1) Odin won't brick 
2) Did you wipe data in recovery before flashing the ROM?


----------



## landshark (Aug 6, 2011)

flameinthefire said:


> can i do odin to stock? will it brick my phone cause its unlocked?


ODIN away, it fixes all. The stock ODIN file will replace kernel, recovery, boot image, so you will be fine.


----------



## flameinthefire (Dec 20, 2011)

landshark said:


> ODIN away, it fixes all. The stock ODIN file will replace kernel, recovery, boot image, so you will be fine.

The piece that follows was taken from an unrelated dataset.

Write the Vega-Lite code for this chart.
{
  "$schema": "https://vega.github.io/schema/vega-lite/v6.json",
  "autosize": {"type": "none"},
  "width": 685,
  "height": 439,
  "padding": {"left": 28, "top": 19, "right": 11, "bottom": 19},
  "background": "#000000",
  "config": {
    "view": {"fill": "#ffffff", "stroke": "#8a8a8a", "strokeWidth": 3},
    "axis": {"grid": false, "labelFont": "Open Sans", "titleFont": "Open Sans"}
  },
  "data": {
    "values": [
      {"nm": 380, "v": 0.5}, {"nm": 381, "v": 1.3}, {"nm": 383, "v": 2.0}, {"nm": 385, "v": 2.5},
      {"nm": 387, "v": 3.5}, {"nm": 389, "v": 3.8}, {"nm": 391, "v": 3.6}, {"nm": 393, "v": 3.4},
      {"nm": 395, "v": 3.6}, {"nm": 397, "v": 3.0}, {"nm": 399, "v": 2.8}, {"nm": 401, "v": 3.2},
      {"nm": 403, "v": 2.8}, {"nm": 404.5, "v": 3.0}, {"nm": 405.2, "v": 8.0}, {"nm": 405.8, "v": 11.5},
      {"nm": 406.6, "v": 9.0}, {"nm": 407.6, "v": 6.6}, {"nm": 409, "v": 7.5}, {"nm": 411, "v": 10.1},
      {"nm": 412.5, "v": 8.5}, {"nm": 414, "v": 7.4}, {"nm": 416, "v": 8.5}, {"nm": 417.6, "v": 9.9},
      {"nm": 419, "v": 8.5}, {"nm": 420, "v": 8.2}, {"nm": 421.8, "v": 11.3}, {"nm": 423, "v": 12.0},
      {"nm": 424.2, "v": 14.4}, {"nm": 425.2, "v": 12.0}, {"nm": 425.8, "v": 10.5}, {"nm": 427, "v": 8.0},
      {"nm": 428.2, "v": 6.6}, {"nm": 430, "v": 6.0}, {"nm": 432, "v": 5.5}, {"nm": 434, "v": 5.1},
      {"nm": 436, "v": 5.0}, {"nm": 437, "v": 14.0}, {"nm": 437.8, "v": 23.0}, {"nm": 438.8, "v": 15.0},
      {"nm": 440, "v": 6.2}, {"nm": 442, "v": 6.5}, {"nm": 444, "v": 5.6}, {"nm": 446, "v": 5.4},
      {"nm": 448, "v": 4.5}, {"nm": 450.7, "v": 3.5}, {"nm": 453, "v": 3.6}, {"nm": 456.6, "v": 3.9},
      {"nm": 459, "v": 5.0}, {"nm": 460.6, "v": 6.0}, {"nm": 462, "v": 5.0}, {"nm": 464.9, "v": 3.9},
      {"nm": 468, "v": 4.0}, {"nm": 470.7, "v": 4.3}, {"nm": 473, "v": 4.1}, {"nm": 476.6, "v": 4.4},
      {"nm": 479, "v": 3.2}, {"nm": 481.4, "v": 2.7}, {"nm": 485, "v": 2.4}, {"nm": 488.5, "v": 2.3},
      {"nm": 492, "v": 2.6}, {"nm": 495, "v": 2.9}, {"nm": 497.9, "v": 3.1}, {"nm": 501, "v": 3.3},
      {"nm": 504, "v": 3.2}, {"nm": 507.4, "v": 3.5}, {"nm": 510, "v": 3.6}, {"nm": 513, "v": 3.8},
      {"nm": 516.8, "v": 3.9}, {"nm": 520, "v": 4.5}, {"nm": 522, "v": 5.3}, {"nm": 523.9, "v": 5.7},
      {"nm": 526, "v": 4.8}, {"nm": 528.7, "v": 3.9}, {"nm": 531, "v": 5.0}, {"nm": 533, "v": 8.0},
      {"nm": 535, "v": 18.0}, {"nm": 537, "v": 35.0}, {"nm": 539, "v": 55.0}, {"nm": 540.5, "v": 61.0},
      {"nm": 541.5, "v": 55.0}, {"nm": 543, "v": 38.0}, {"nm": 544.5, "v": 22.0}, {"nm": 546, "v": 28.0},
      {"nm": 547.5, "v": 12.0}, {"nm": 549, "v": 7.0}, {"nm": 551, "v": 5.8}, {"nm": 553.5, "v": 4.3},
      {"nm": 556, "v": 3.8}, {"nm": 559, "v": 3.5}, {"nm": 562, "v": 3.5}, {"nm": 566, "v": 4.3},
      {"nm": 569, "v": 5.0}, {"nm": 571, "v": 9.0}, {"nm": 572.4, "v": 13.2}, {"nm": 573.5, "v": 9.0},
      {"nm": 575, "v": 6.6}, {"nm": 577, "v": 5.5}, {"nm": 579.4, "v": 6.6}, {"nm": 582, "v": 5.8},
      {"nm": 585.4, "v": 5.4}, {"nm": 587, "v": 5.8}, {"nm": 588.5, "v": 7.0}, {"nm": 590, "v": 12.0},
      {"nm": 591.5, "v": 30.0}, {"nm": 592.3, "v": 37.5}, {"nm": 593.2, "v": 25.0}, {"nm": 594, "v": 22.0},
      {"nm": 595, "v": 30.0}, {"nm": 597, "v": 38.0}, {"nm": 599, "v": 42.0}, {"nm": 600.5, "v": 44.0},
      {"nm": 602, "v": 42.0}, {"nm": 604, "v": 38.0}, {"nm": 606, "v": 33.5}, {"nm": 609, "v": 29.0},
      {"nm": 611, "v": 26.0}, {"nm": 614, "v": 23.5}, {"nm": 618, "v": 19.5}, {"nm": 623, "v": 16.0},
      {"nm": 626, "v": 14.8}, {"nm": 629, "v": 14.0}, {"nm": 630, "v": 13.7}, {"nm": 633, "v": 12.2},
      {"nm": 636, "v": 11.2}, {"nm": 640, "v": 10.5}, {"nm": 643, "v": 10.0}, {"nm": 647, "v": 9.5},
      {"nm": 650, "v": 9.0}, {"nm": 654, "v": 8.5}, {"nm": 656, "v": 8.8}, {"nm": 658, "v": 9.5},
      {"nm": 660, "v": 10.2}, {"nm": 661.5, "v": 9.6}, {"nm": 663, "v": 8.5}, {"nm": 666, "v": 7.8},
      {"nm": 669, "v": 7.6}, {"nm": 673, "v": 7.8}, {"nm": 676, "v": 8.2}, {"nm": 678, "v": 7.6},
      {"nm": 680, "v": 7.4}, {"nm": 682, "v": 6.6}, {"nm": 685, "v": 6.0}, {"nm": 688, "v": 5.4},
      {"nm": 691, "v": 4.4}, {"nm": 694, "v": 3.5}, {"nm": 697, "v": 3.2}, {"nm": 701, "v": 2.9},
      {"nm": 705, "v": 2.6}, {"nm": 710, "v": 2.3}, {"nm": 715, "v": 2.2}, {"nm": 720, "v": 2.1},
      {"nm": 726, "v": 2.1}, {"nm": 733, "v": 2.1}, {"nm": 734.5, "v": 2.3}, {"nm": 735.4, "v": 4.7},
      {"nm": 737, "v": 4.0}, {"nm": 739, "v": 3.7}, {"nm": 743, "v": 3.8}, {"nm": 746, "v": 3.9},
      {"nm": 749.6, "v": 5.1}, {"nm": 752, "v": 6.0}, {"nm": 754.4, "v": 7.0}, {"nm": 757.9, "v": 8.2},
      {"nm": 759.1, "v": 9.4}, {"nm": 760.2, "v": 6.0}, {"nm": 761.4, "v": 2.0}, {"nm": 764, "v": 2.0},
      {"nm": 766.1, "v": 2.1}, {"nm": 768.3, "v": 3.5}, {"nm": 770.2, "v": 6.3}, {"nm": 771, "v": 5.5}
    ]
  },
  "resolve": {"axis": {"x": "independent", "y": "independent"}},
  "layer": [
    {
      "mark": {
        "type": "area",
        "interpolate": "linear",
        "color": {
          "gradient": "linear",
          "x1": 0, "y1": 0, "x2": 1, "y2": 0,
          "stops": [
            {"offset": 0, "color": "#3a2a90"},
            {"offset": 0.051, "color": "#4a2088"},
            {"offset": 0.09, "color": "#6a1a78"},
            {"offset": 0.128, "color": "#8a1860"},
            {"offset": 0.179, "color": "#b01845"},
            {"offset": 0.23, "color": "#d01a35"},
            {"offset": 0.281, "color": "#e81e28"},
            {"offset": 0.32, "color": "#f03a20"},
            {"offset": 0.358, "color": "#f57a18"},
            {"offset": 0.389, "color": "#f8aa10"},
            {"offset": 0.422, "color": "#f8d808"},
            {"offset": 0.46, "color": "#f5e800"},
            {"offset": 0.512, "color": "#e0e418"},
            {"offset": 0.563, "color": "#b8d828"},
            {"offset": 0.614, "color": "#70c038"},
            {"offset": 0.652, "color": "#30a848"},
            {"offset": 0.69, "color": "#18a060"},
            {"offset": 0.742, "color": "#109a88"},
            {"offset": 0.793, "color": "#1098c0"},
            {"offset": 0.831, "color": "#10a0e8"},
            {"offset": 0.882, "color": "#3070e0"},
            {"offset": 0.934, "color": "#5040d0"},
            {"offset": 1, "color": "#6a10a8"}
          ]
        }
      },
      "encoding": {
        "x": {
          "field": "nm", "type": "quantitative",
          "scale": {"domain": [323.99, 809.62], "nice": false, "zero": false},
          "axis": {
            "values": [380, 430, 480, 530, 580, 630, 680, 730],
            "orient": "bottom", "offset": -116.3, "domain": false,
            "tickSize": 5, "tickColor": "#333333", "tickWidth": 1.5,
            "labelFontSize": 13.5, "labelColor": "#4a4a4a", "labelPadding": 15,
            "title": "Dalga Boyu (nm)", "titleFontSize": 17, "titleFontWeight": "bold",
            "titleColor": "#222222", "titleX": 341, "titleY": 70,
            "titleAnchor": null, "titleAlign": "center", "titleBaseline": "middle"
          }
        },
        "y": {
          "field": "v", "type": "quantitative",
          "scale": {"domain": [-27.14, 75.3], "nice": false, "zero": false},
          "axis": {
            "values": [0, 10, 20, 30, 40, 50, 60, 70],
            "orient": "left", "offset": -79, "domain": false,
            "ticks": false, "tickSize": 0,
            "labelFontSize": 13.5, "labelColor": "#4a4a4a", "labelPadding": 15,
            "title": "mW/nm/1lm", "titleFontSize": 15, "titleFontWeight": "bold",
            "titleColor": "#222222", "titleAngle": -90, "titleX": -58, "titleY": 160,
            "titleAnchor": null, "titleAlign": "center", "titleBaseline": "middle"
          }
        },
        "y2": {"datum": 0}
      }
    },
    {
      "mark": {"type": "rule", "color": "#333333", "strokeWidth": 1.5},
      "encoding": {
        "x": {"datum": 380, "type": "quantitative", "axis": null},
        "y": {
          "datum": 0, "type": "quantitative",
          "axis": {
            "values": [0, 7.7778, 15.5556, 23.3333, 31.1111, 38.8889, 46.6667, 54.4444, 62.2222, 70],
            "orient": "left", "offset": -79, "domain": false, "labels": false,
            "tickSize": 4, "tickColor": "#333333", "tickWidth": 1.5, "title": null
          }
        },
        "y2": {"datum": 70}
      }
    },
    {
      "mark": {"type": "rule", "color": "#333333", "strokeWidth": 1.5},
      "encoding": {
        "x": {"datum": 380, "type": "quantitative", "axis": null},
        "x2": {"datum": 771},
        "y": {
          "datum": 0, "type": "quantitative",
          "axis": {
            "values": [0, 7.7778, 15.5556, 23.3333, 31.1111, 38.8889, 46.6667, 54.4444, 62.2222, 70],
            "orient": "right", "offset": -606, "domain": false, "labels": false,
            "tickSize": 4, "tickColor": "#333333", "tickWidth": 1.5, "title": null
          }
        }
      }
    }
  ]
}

thanks guys so just download a stock rom and in odin all i have to do is put it in pda right?


----------



## flameinthefire (Dec 20, 2011)

con247 said:


> 1) Odin won't brick
> 2) Did you wipe data in recovery before flashing the ROM?


yes i did


----------



## flameinthefire (Dec 20, 2011)

i cant find the stock image file that i need to odin back to can someone please link me


----------



## landshark (Aug 6, 2011)

flameinthefire said:


> i cant find the stock image file that i need to odin back to can someone please link me


http://rootzwiki.com/topic/32489-best-path-back-to-unrooted-stock/


----------



## flameinthefire (Dec 20, 2011)

ok so i odin backed to stock and my phone is still unlocked! is that bad? which recovery should i install and which custom rom can i flash that would work with the unlocked bootloader


----------



## jhssal (Nov 19, 2011)

flameinthefire said:


> ok so i odin backed to stock and my phone is still unlocked! is that bad? which recovery should i install and which custom rom can i flash that would work with the unlocked bootloader


I unlocked and then flashed back to stock... I flashed Syn 1.7 by using CWM 6010... Everything is fine... And now I'm on new CWM touch... made a backup without any issue...


----------